Posted on April 5, 2023April 5, 2023 by Tom

“I’d like to send the request back and forth, to return it back to previous approval steps etc, how can I do some state machine in Power Automate?”


Some flows are not a simple, straightforward approval process. Sometimes you need more than just approve or reject, but also the ‘return to previous step’ option. How do you build such flow in Power Automate? A flow that doesn’t move only forward, but can occasionally move also backwards? Something like a state machine that can move between different states?

Utilise the infinite trigger loop

While the infinite trigger loop is often a painful issue, when building a state machine it’s quite useful. Since Power Automate doesn’t have a dedicated state machine logic, you’ll have to build it yourself. And for this you can benefit from the infinite trigger loop.

Instead of a real state machine where you can skip between branches, you can build a flow that’ll be started repeatedly. A flow that’ll contain e.g. a switch, and depending on the request status it’ll go through one of the branches. Once the branch is finished, update the item with the new status. The infinite trigger loop will start another instance of the flow, this time going through a different path.

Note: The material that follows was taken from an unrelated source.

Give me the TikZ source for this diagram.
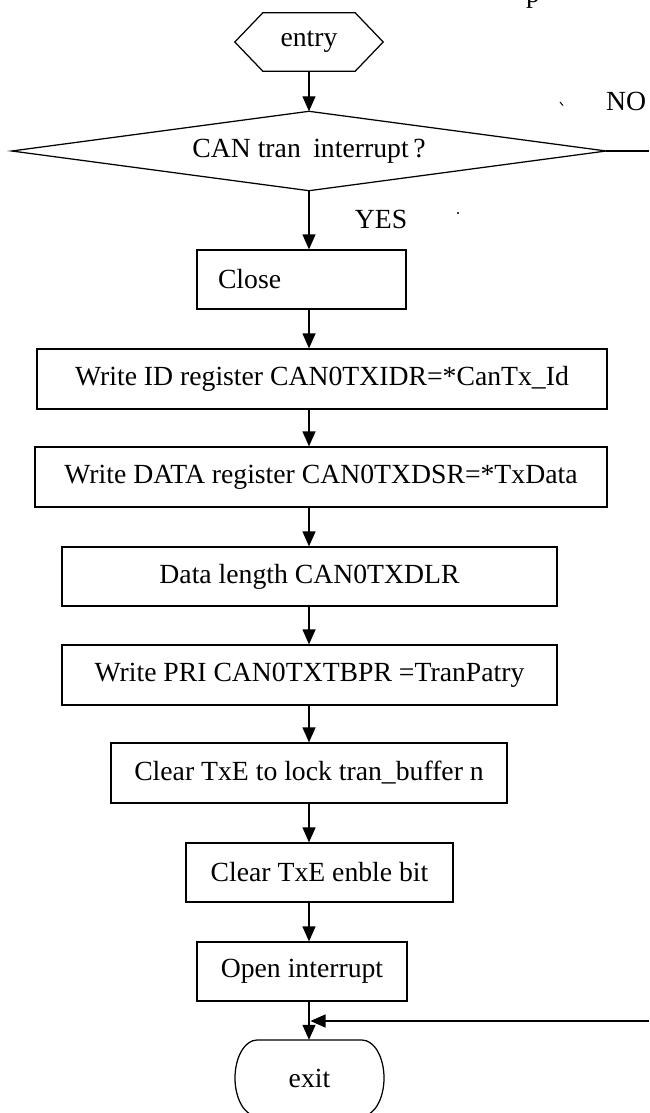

Power Automate state machine

Since it’ll be multiple flows instead of one, you’ll have to store the ‘shared’ information somewhere in the list. But that’s a small downside for being able to go back and forth in your flow.

Summary

When building a state machine in Power Automate, you can benefit from the infinite trigger loop – once you update an item, it’ll start another instance of the flow. And since it’s a new instance, it can go any of the available paths, depending on some value. Start the flow, do what’s necessary, and change the status. The flow will run again and do the tasks for this new status.